Most people don’t realize that many of our favorite national parks are home to pristine beaches. In fact, the 10 included on this list are just a small sampling of public lands with incredible waterfront property.
Whether it be oceanfront, lakefront or riverside, these parks offer up some of the best beaches in the country. From Acadia in Maine to Virgin Islands National Park in the Caribbean, these are the wild and breathtaking beaches located within our national parks.
This incredibly popular national park is best known for its dramatic rocky coastline, but there is, in fact, a stretch of sand in Acadia that gives way to the Atlantic Ocean. The aptly-named cove is called Sand Beach (pictured here) and it’s a popular spot in the summer despite chilly water temperatures. There are other spots to access water in the park, like Echo Lake Beach, which happens to offer warmer waters, but one of the best way to see the coastline is from the water—consider kayaking Acadia for some of the best views.
Travelers looking for the tropical beach vibe will be blown away by the pristine beauty of Virgin Islands National Park. Set directly east of Puerto Rico, the park covers roughly 60 percent of the island of Saint John and almost all of Hassel Island. It’s world-renowned for its protected land, beaches and waters—the SCUBA diving and hiking is hard to beat. Visit the iconic Trunk Bay beach (pictured) and Honeymoon Beach to experience paradise first-hand.

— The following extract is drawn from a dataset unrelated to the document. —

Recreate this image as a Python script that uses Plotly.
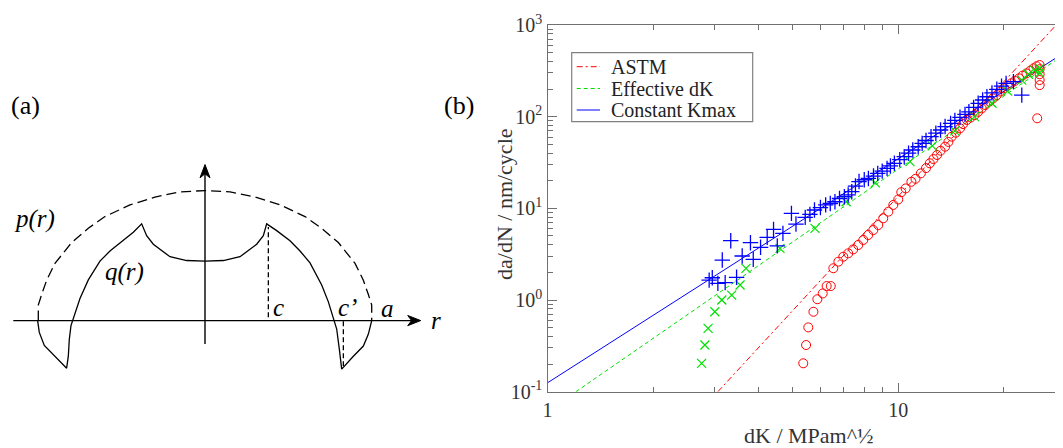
import plotly.graph_objects as go

# ---------------- Panel (a): schematic pressure profiles ----------------
# p(r): outer (Hertz-like) pressure, dashed; normalised r (a = 1)
p_r = [-1.0, -1.0, -0.98, -0.95, -0.9, -0.8, -0.7, -0.6, -0.45, -0.3, -0.15, 0.0,
       0.15, 0.3, 0.45, 0.6, 0.7, 0.8, 0.9, 0.95, 0.98, 1.0, 1.0]
p_val = [0.0, 0.12, 0.2, 0.31, 0.44, 0.6, 0.71, 0.8, 0.89, 0.95, 0.99, 1.0,
         0.99, 0.95, 0.89, 0.8, 0.71, 0.6, 0.44, 0.31, 0.2, 0.12, 0.0]

# q(r): actual pressure distribution, solid
q_r = [-1.004, -0.994, -0.964, -0.90, -0.83, -0.82, -0.814, -0.804, -0.79, -0.75,
       -0.70, -0.63, -0.57, -0.49, -0.43, -0.38, -0.35, -0.31, -0.21, -0.11, 0.0,
       0.11, 0.21, 0.31, 0.35, 0.37, 0.43, 0.51, 0.57, 0.63, 0.70, 0.74, 0.77,
       0.79, 0.806, 0.82, 0.89, 0.95, 0.98, 0.994, 1.0]
q_val = [0.0, -0.091, -0.191, -0.274, -0.366, -0.274, -0.144, -0.039, 0.013, 0.17,
         0.313, 0.457, 0.535, 0.614, 0.679, 0.744, 0.653, 0.587, 0.491, 0.462, 0.457,
         0.462, 0.491, 0.587, 0.653, 0.744, 0.692, 0.614, 0.535, 0.444, 0.274, 0.144,
         0.013, -0.065, -0.222, -0.373, -0.274, -0.196, -0.104, -0.039, 0.0]

c_r = [0.38, 0.38]
c_val = [0.026, 0.72]
cp_r = [0.83, 0.83]
cp_val = [-0.005, -0.35]

axis_h = [-1.15, 1.294]   # horizontal axis extent (r)
axis_v = [-0.18, 1.20]    # vertical axis extent

# ---------------- Panel (b): crack growth data ----------------
kmax_dk = [2.89, 2.95, 3.06, 3.21, 3.46, 3.15, 3.33, 3.59, 3.79, 3.86, 4.05, 4.23, 4.41,
           4.52, 4.69, 4.96, 5.11, 5.43, 5.6, 5.77, 6.0, 6.21, 6.4, 6.6, 6.8, 7.02, 7.2,
           7.37, 7.55, 7.73, 8.0, 8.22, 8.5, 8.74, 9.0, 9.29, 9.5, 9.75, 10.1, 10.4,
           10.7, 11.0, 11.4, 11.7, 12.0, 12.4, 12.8, 13.2, 13.6, 14.1, 14.5, 15.0,
           15.5, 15.9, 16.4, 16.9, 17.4, 17.9, 18.5, 19.1, 19.7, 20.3, 21.3, 22.5]
kmax_dadn = [1.65, 1.75, 1.52, 1.55, 1.77, 2.73, 4.44, 3.02, 4.22, 2.78, 3.76, 4.83, 5.9,
             3.9, 5.34, 8.81, 6.74, 7.98, 8.6, 9.59, 10.2, 10.9, 11.3, 11.8, 12.8, 13.4,
             14.0, 15.2, 17.5, 19.6, 20.5, 21.2, 22.5, 24.1, 25.5, 27.3, 29.0, 31.0,
             34.0, 36.6, 40.0, 43.3, 47.0, 51.2, 55.0, 60.5, 66.0, 71.6, 78.0, 84.6,
             91.0, 98.4, 106, 113, 126, 140, 152, 165, 182, 199, 215, 231, 241, 172]

eff_dk = [2.75, 2.81, 2.87, 3.0, 3.14, 3.35, 3.54, 3.68, 4.6, 5.79, 7.1, 8.6, 10.8,
          12.5, 14.5, 16.5, 18.5, 20.5, 22.5, 23.5, 24.5, 25.3, 25.3]
eff_dadn = [0.204, 0.323, 0.49, 0.745, 1.0, 1.13, 1.46, 2.21, 3.66, 6.05, 11.8, 19,
            32.3, 48, 70, 100, 140, 190, 250, 290, 320, 336, 300]

astm_dk = [5.36, 5.46, 5.54, 5.73, 5.88, 6.09, 6.25, 6.42, 6.53, 6.75, 6.97, 7.2, 7.44,
           7.69, 7.95, 8.21, 8.49, 8.77, 9.06, 9.37, 9.68, 10.0, 10.2, 10.5, 10.9, 11.2,
           11.6, 12.0, 12.3, 12.6, 12.9, 13.2, 13.6, 13.9, 14.2, 14.6, 15.0, 15.3,
           15.7, 16.1, 16.5, 16.9, 17.3, 17.7, 18.2, 18.6, 19.1, 19.5, 20.0, 20.5,
           21.0, 21.5, 22.1, 22.6, 23.2, 23.8, 24.3, 24.8, 25.3, 25.3, 25.3, 25.3,
           25.3, 24.9]
astm_dadn = [0.204, 0.323, 0.503, 0.745, 1.02, 1.18, 1.42, 1.42, 2.22, 2.62, 2.97, 3.23,
             3.57, 3.98, 4.52, 5.12, 5.8, 6.58, 7.78, 9.2, 10.9, 12.5, 15.0, 16.5, 19.5,
             21, 24.1, 27.5, 31, 34.5, 38.2, 42.5, 47.1, 53, 60.5, 67, 74.6, 83, 92, 98,
             104, 113, 123, 134, 146, 158, 172, 188, 204, 218, 231, 246, 262, 280, 297,
             318, 337, 355, 366, 330, 290, 251, 221, 96]

# fitted power-law lines (end points)
astm_fit_dk = [3.06, 28.2]
astm_fit_dadn = [0.1, 1000]
eff_fit_dk = [1.205, 30]
eff_fit_dadn = [0.1, 490]
kmax_fit_dk = [1.0, 30]
kmax_fit_dadn = [0.125, 510]

legend_names = ["ASTM", "Effective dK", "Constant Kmax"]

y_tickvals = [0.1, 1, 10, 100, 1000]
y_ticktext = ["10<sup>-1</sup>", "10<sup>0</sup>", "10<sup>1</sup>", "10<sup>2</sup>", "10<sup>3</sup>"]
x_tickvals = [1, 10]
x_ticktext = ["1", "10"]
x_minor = [2, 3, 4, 5, 6, 7, 8, 9, 20]
y_minor = [m * d for d in [0.1, 1, 10, 100] for m in range(2, 10)]

RED = "rgb(255,0,0)"
GREEN = "rgb(0,225,0)"
BLUE = "rgb(0,0,255)"
SERIF = "Liberation Serif, Times New Roman, Times, serif"

W, H = 1063, 448
OFF = 8  # page body margin shifts the figure by 8 px; compensate


def px(x):
    """reference pixel x -> paper fraction"""
    return (x - OFF) / W


def py(y):
    """reference pixel y (from top) -> paper fraction"""
    return 1 - (y - OFF) / H


fig = go.Figure()

# ---- panel (a) traces ----
fig.add_trace(go.Scatter(x=p_r, y=p_val, mode="lines", xaxis="x2", yaxis="y2",
                         line=dict(color="black", width=1.3, dash="10px,5px"),
                         showlegend=False, hoverinfo="skip"))
fig.add_trace(go.Scatter(x=q_r, y=q_val, mode="lines", xaxis="x2", yaxis="y2",
                         line=dict(color="black", width=1.3),
                         showlegend=False, hoverinfo="skip"))
fig.add_trace(go.Scatter(x=c_r, y=c_val, mode="lines", xaxis="x2", yaxis="y2",
                         line=dict(color="black", width=1.3, dash="5px,3px"),
                         showlegend=False, hoverinfo="skip"))
fig.add_trace(go.Scatter(x=cp_r, y=cp_val, mode="lines", xaxis="x2", yaxis="y2",
                         line=dict(color="black", width=1.3, dash="5px,3px"),
                         showlegend=False, hoverinfo="skip"))

# ---- panel (b) traces ----
ASTM_DASH = "6px,3px,2px,3px"
EFF_DASH = "4px,3px"
fig.add_trace(go.Scatter(x=astm_fit_dk, y=astm_fit_dadn, mode="lines", name=legend_names[0],
                         showlegend=False,
                         line=dict(color=RED, width=1, dash=ASTM_DASH)))
fig.add_trace(go.Scatter(x=eff_fit_dk, y=eff_fit_dadn, mode="lines", name=legend_names[1],
                         showlegend=False,
                         line=dict(color=GREEN, width=1, dash=EFF_DASH)))
fig.add_trace(go.Scatter(x=kmax_fit_dk, y=kmax_fit_dadn, mode="lines", name=legend_names[2],
                         showlegend=False,
                         line=dict(color=BLUE, width=1)))
fig.add_trace(go.Scatter(x=astm_dk, y=astm_dadn, mode="markers", showlegend=False,
                         marker=dict(symbol="circle-open", size=9, color=RED,
                                     line=dict(width=1))))
fig.add_trace(go.Scatter(x=eff_dk, y=eff_dadn, mode="markers", showlegend=False,
                         marker=dict(symbol="x-thin-open", size=9, color=GREEN,
                                     line=dict(width=1.2, color=GREEN))))
fig.add_trace(go.Scatter(x=kmax_dk, y=kmax_dadn, mode="markers", showlegend=False,
                         marker=dict(symbol="cross-thin-open", size=11, color=BLUE,
                                     line=dict(width=1.3, color=BLUE))))

# pixel-based domains (reference pixels converted to paper fractions)
x1_dom = [px(547.5), px(1065.6)]          # x = 1 ... 30
y1_dom = [py(391.7), py(25)]              # y = 0.1 ... 1000

# panel (a): r = 0 at ref x 205, 1 unit = 166.7 px ; y = 0 at ref y 315, 1 unit = 127.7 px
ra0, ra1 = (OFF - 205) / 166.7, (440 - 205) / 166.7
ya_top, ya_bot = (315 - OFF) / 127.7, (315 - 448) / 127.7

AX = "#707070"
fig.update_layout(
    template="none",
    width=W, height=H, autosize=False,
    margin=dict(l=0, r=0, t=0, b=0, pad=0),
    paper_bgcolor="white", plot_bgcolor="white",
    font=dict(family=SERIF, color="#222222"),
    showlegend=False,
    xaxis=dict(type="log", domain=x1_dom, range=[0, 1.4771], anchor="y",
               automargin=False,
               tickmode="array", tickvals=x_tickvals, ticktext=x_ticktext,
               ticks="inside", ticklen=9, tickwidth=1, tickcolor=AX,
               minor=dict(tickmode="array", tickvals=x_minor, ticks="inside",
                          ticklen=5, tickcolor=AX, tickwidth=1),
               showline=True, linecolor=AX, linewidth=1.3, mirror="allticks",
               showgrid=False, zeroline=False,
               tickfont=dict(family=SERIF, size=20, color="#333333")),
    yaxis=dict(type="log", domain=y1_dom, range=[-1, 3], anchor="x",
               automargin=False,
               tickmode="array", tickvals=y_tickvals, ticktext=y_ticktext,
               ticks="inside", ticklen=9, tickwidth=1, tickcolor=AX,
               minor=dict(tickmode="array", tickvals=y_minor, ticks="inside",
                          ticklen=5, tickcolor=AX, tickwidth=1),
               showline=True, linecolor=AX, linewidth=1.3, mirror="allticks",
               showgrid=False, zeroline=False,
               tickfont=dict(family=SERIF, size=20, color="#333333")),
    xaxis2=dict(domain=[0, px(440)], range=[ra0, ra1], anchor="y2",
                visible=False, automargin=False),
    yaxis2=dict(domain=[0, 1], range=[ya_bot, ya_top], anchor="x2",
                visible=False, automargin=False),
)

# ---- manual legend box ----
shapes = [dict(type="rect", xref="paper", yref="paper",
               x0=px(571.7), x1=px(752.7), y0=py(52.7), y1=py(121.7),
               line=dict(color="#808080", width=1.2), fillcolor="white", layer="above")]
leg_rows = [66.7, 88.5, 110.0]
leg_styles = [(RED, ASTM_DASH), (GREEN, EFF_DASH), (BLUE, "solid")]
for yy, (col, dsh) in zip(leg_rows, leg_styles):
    shapes.append(dict(type="line", xref="paper", yref="paper",
                       x0=px(576.7), x1=px(600), y0=py(yy), y1=py(yy),
                       line=dict(color=col, width=1, dash=dsh), layer="above"))

# ---- axis arrows of panel (a) as shapes (line + filled head) ----
hx = 13 / 166.7   # head length along r
hw = 5 / 127.7    # head half-width in y units
shapes.append(dict(type="line", xref="x2", yref="y2", x0=axis_h[0], x1=axis_h[1] - hx * 0.6,
                   y0=0, y1=0, line=dict(color="black", width=1.4)))
shapes.append(dict(type="path", xref="x2", yref="y2",
                   path=(f"M {axis_h[1]},0 L {axis_h[1] - hx},{hw} "
                         f"L {axis_h[1] - hx * 0.7},0 L {axis_h[1] - hx},{-hw} Z"),
                   fillcolor="black", line=dict(color="black", width=1)))
vx = 5 / 166.7
vy = 13 / 127.7
shapes.append(dict(type="line", xref="x2", yref="y2", x0=0, x1=0,
                   y0=axis_v[0], y1=axis_v[1] - vy * 0.6,
                   line=dict(color="black", width=1.4)))
shapes.append(dict(type="path", xref="x2", yref="y2",
                   path=(f"M 0,{axis_v[1]} L {vx},{axis_v[1] - vy} "
                         f"L 0,{axis_v[1] - vy * 0.7} L {-vx},{axis_v[1] - vy} Z"),
                   fillcolor="black", line=dict(color="black", width=1)))
fig.update_layout(shapes=shapes)

ann = []
for yy, name in zip(leg_rows, legend_names):
    ann.append(dict(x=px(610), y=py(yy), xref="paper", yref="paper", text=name,
                    xanchor="left", yanchor="middle", showarrow=False, borderpad=0,
                    font=dict(family=SERIF, size=20, color="#222222")))

labels_a = [("<i>p(r)</i>", -1.023, 0.783), ("<i>q(r)</i>", -0.48, 0.376),
            ("<i>c</i>", 0.438, 0.10), ("<i>c’</i>", 0.855, 0.10),
            ("<i>a</i>", 1.092, 0.094), ("<i>r</i>", 1.385, 0.0)]
for t, xx, yy in labels_a:
    ann.append(dict(x=xx, y=yy, xref="x2", yref="y2", text=t, showarrow=False,
                    xanchor="center", yanchor="middle",
                    font=dict(family=SERIF, size=25, color="black")))

ann.append(dict(x=px(25.8), y=py(105), xref="paper", yref="paper", text="(a)",
                xanchor="center", yanchor="middle",
                showarrow=False, font=dict(family=SERIF, size=26, color="black")))
ann.append(dict(x=px(458.5), y=py(105), xref="paper", yref="paper", text="(b)",
                xanchor="center", yanchor="middle",
                showarrow=False, font=dict(family=SERIF, size=26, color="black")))
# axis titles of panel (b)
ann.append(dict(x=px(809), y=py(435), xref="paper", yref="paper",
                text="dK / MPam^½", showarrow=False, xanchor="center", yanchor="middle",
                font=dict(family=SERIF, size=22, color="#333333")))
ann.append(dict(x=px(504), y=py(204), xref="paper", yref="paper",
                text="da/dN / nm/cycle", showarrow=False, textangle=-90,
                xanchor="center", yanchor="middle",
                font=dict(family=SERIF, size=22, color="#333333")))
fig.update_layout(annotations=ann)

fig.write_html("out.html", config={"responsive": False})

From snow-capped mountain peaks to sea stacks on the Pacific coast, the vast expanse of protected land known as Olympic National Park has a lot to offer visitors. One such treasure can be found along the 73 miles of coastline, in the form of beaches. With both easily accessible and far flung options, you can find the exact experience you’re looking for. Drive to Rialto Beach for an easy trip or explore some of the more remote options to the north. A three mile hike will take you to Shi Shi Beach (pictured) where you’ll find sea stacks and some of the most beautiful tide pools in the world.
Volcanoes are the main attraction at most of Hawaii’s national parks, but travelers can find an interesting “beach” in Haleakala. The park known as the “House of the Sun,” stretches along Maui’s coastline and features a beach of basalt stones and waterfalls. Oheo Gulch (pictured) draws travelers from all over, so be sure to visit early to avoid the crowds.
Far from your average beach trip where you can simply unpack the car, recline in a lounge chair and enjoy a frozen drink, getting to a beach in Grand Canyon National Park is usually preceded by the trip of a lifetime. The main way to access the best beaches in this national park is by joining a rafting tour and camping on the sand overnight. These trips range in length from three-to-21-days and are booked well in advance. The water is always frigid, but in the summer heat there’s no better place to be. Stop off at Boat Beach at Phantom Ranch (pictured) and Football Beach for a once-in-a-lifetime experience.
It’s no surprise that a park within sight of downtown Miami would have incredible beaches, but despite its proximity to the high profile party city, a trip to Biscayne National Park still gives the illusion that you’re worlds away. The park made up mostly of water also features coral reefs and mangrove-covered coast and it’s the perfect spot for both outdoor adventurers and those looking to get away. The park is rich with wildlife and offers plenty of opportunities for visitors to get out in the water or camp overnight.
The five islands off the coast of California that make up Channel Islands National Park are just an hour-long boat ride away, but those who visit say it feels like a different world. The rugged coastlines and undeveloped beaches typically draw those looking to explore the park, but those looking to relax can find beaches that are mostly untouched. Explore sea caves, discover tide pools, hike the bluffs and then relax on a beach looking out into the vast ocean.
Accessible only by boat or seaplane, Dry Tortugas National Park is comprised of mostly open water, with only seven small islands in the area. Best known for its coral reefs and famous Fort Jefferson, the park located 70 miles south of Key West is great for divers, history buffs and those looking to relax on a very remote beach. The beaches of Garden Key are renowned for snorkeling, but if you’re simply looking for a patch of sand near some water you won’t have to look hard.
Breathtaking waterfalls, giant sequoias and the notoriously beautiful Yosemite Valley are just a few of the picturesque draws in Yosemite National Park and although the park doesn’t extend to the Pacific Ocean, there are beaches you can visit too. When the summer temperatures spike, float on the Merced River and visit the two main beaches, Cathedral (pictured) and Sentinel, which offer sandy shores and unbelievable views.
Best known for being home to some of the oldest and tallest Redwoods in the world, many people overlook the fact that this park has oceanfront acreage on the Pacific. In partnership with California State Parks, Redwood National Park manages one of the most incredible beaches in the U.S., Gold Bluffs Beach. This 10-mile coastal stretch is a haven for hikers, campers and Roosevelt Elk, who freely roam the undeveloped area. Don’t miss the hike to Fern Canyon, which will have you walking through 50-foot-tall canyon walls and some water, so bring your water shoes and prepare to get wet.